→ **Short task**:
Reproduce the material that follows, please, but only from its first line to the line containing "const tempTicks = [0, 6, 12, 18, 24, 30];", inclusive.

→ **Information provided**:
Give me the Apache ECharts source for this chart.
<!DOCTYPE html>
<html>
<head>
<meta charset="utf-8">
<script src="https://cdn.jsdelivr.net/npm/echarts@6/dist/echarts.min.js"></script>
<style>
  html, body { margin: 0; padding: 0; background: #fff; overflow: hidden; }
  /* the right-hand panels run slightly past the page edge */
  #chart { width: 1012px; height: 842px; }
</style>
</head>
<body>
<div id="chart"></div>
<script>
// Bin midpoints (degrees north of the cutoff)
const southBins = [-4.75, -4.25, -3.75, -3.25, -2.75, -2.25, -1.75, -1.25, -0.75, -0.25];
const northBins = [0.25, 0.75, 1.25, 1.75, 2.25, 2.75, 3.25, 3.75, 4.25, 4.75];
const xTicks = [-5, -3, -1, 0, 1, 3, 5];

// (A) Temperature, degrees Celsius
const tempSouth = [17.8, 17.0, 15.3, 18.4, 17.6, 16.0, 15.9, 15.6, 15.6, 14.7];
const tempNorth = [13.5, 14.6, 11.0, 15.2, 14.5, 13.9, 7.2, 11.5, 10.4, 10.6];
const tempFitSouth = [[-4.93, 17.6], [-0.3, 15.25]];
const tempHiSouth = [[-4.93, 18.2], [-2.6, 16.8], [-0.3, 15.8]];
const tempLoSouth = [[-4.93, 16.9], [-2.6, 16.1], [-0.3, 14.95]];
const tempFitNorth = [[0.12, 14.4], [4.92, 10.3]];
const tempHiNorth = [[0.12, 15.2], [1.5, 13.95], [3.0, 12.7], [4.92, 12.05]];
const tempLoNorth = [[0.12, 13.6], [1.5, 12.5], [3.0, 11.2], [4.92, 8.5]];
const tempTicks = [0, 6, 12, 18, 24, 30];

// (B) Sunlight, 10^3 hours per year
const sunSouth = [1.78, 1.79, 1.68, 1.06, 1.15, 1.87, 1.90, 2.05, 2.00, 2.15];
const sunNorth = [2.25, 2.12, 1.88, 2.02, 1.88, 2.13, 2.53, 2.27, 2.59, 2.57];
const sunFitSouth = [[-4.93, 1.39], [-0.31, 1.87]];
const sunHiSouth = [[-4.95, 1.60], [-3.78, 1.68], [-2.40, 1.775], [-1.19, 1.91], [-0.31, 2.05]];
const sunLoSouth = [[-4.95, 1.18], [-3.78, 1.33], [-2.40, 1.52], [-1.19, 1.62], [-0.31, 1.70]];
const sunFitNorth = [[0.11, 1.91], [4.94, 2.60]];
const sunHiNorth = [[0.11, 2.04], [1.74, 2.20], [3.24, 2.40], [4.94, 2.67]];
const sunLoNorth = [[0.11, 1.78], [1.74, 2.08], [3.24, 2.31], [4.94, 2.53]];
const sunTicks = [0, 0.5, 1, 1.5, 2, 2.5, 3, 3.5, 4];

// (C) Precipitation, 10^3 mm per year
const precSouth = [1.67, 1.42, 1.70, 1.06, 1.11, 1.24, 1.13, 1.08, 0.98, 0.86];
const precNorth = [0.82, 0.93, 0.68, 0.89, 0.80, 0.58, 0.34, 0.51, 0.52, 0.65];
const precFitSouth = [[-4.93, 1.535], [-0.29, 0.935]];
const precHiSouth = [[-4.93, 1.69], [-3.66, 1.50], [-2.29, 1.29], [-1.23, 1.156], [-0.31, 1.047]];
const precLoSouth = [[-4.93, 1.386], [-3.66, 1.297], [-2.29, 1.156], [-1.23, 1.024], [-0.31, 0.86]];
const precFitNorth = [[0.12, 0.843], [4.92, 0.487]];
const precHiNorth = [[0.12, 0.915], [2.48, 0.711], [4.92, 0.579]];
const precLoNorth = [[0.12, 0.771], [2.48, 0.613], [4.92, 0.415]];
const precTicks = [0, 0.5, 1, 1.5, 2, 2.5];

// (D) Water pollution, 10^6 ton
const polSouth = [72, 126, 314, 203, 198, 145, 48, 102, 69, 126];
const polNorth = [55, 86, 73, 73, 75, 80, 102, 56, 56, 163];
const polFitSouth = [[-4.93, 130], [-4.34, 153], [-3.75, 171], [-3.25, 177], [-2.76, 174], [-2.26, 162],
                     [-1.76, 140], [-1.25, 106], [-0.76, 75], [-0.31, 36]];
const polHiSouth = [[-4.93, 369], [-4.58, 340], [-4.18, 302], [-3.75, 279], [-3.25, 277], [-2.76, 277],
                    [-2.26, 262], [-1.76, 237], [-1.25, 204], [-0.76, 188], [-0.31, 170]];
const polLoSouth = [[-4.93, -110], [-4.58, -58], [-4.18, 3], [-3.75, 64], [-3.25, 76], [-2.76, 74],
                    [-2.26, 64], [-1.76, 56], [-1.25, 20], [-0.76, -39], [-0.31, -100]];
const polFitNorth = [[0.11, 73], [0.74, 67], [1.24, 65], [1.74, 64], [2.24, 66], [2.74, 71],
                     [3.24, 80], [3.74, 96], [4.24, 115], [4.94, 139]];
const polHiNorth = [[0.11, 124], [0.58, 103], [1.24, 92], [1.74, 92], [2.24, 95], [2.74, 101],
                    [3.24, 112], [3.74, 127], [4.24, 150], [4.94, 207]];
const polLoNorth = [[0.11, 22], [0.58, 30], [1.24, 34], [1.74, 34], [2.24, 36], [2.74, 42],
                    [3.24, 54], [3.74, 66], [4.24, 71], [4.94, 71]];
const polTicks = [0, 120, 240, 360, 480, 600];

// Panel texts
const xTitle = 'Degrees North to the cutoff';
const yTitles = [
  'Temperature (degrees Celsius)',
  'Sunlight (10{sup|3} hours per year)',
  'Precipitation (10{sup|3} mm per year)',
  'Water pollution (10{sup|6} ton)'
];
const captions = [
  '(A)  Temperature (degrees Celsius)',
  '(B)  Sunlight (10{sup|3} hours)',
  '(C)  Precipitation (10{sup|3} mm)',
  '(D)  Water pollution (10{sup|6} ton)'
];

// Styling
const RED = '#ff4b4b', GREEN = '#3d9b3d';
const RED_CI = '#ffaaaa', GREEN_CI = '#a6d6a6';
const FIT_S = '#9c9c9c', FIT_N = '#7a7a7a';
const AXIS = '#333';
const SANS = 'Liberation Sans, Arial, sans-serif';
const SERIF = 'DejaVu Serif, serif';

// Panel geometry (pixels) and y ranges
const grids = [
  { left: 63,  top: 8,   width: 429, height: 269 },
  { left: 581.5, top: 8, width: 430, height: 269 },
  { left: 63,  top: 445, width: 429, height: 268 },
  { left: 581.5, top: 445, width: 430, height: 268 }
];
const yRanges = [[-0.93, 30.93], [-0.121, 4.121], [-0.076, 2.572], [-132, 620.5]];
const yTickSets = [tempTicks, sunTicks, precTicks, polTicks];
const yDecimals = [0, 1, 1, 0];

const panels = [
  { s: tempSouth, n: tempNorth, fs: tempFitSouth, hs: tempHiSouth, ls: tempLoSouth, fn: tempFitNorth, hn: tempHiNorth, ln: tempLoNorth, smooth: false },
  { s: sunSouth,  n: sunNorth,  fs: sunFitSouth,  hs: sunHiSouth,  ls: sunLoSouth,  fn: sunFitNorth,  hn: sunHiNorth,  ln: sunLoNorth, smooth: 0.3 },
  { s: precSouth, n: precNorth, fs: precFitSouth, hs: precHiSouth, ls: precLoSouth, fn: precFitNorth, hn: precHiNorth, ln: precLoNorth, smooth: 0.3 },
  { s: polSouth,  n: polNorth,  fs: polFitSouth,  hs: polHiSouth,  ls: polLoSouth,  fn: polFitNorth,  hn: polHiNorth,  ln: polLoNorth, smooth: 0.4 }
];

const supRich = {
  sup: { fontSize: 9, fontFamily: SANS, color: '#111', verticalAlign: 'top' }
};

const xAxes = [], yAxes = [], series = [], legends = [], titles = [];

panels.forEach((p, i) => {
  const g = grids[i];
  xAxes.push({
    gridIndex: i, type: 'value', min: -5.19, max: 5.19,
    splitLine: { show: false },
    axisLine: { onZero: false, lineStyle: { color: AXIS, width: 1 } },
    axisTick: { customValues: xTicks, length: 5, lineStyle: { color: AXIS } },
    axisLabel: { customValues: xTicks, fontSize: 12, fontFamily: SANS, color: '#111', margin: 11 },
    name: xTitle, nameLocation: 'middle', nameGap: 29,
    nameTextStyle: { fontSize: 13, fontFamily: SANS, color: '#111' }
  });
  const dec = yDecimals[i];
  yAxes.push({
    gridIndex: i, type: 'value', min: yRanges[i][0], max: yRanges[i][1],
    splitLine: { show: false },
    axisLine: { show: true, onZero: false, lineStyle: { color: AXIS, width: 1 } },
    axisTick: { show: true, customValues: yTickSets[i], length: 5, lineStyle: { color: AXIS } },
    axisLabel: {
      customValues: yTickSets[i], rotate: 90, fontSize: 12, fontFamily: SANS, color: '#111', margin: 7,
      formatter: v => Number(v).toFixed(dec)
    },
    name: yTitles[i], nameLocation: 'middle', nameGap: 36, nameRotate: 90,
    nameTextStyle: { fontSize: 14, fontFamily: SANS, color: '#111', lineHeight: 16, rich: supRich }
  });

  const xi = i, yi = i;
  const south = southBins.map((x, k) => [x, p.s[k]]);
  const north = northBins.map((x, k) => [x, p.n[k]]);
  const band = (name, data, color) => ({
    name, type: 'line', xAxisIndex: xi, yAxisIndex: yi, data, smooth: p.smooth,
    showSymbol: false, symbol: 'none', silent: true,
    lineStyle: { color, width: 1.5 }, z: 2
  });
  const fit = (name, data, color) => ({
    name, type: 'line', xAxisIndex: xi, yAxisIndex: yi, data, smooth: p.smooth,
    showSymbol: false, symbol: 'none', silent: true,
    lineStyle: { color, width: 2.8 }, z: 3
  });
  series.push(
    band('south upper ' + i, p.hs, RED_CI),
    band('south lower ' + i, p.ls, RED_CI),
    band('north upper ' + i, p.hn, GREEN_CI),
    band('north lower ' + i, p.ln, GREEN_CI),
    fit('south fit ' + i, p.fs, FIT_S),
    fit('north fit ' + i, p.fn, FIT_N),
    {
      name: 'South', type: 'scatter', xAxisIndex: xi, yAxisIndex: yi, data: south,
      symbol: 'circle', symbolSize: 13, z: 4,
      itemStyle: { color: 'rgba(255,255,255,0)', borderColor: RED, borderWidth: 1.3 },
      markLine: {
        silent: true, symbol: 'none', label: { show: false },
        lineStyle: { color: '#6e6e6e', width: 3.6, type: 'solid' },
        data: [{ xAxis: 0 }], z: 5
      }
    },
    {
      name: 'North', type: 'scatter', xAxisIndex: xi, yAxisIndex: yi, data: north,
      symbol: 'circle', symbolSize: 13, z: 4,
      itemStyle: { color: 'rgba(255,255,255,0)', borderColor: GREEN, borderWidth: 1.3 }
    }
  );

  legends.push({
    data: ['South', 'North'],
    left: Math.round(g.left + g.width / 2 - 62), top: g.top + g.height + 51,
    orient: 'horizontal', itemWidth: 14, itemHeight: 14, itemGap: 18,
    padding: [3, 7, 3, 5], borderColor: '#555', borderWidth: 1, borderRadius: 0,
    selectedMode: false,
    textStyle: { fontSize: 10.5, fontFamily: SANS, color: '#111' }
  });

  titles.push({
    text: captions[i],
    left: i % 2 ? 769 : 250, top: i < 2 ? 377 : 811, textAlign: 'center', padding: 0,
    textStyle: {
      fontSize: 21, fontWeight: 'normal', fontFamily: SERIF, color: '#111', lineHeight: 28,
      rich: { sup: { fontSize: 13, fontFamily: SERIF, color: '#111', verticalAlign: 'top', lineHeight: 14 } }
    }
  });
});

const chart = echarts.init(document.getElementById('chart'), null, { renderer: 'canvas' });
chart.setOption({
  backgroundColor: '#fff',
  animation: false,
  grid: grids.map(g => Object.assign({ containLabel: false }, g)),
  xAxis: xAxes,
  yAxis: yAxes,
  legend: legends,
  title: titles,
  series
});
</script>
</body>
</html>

→ **The reply**:
Give me the Apache ECharts source for this chart.
<!DOCTYPE html>
<html>
<head>
<meta charset="utf-8">
<script src="https://cdn.jsdelivr.net/npm/echarts@6/dist/echarts.min.js"></script>
<style>
  html, body { margin: 0; padding: 0; background: #fff; overflow: hidden; }
  /* the right-hand panels run slightly past the page edge */
  #chart { width: 1012px; height: 842px; }
</style>
</head>
<body>
<div id="chart"></div>
<script>
// Bin midpoints (degrees north of the cutoff)
const southBins = [-4.75, -4.25, -3.75, -3.25, -2.75, -2.25, -1.75, -1.25, -0.75, -0.25];
const northBins = [0.25, 0.75, 1.25, 1.75, 2.25, 2.75, 3.25, 3.75, 4.25, 4.75];
const xTicks = [-5, -3, -1, 0, 1, 3, 5];

// (A) Temperature, degrees Celsius
const tempSouth = [17.8, 17.0, 15.3, 18.4, 17.6, 16.0, 15.9, 15.6, 15.6, 14.7];
const tempNorth = [13.5, 14.6, 11.0, 15.2, 14.5, 13.9, 7.2, 11.5, 10.4, 10.6];
const tempFitSouth = [[-4.93, 17.6], [-0.3, 15.25]];
const tempHiSouth = [[-4.93, 18.2], [-2.6, 16.8], [-0.3, 15.8]];
const tempLoSouth = [[-4.93, 16.9], [-2.6, 16.1], [-0.3, 14.95]];
const tempFitNorth = [[0.12, 14.4], [4.92, 10.3]];
const tempHiNorth = [[0.12, 15.2], [1.5, 13.95], [3.0, 12.7], [4.92, 12.05]];
const tempLoNorth = [[0.12, 13.6], [1.5, 12.5], [3.0, 11.2], [4.92, 8.5]];
const tempTicks = [0, 6, 12, 18, 24, 30];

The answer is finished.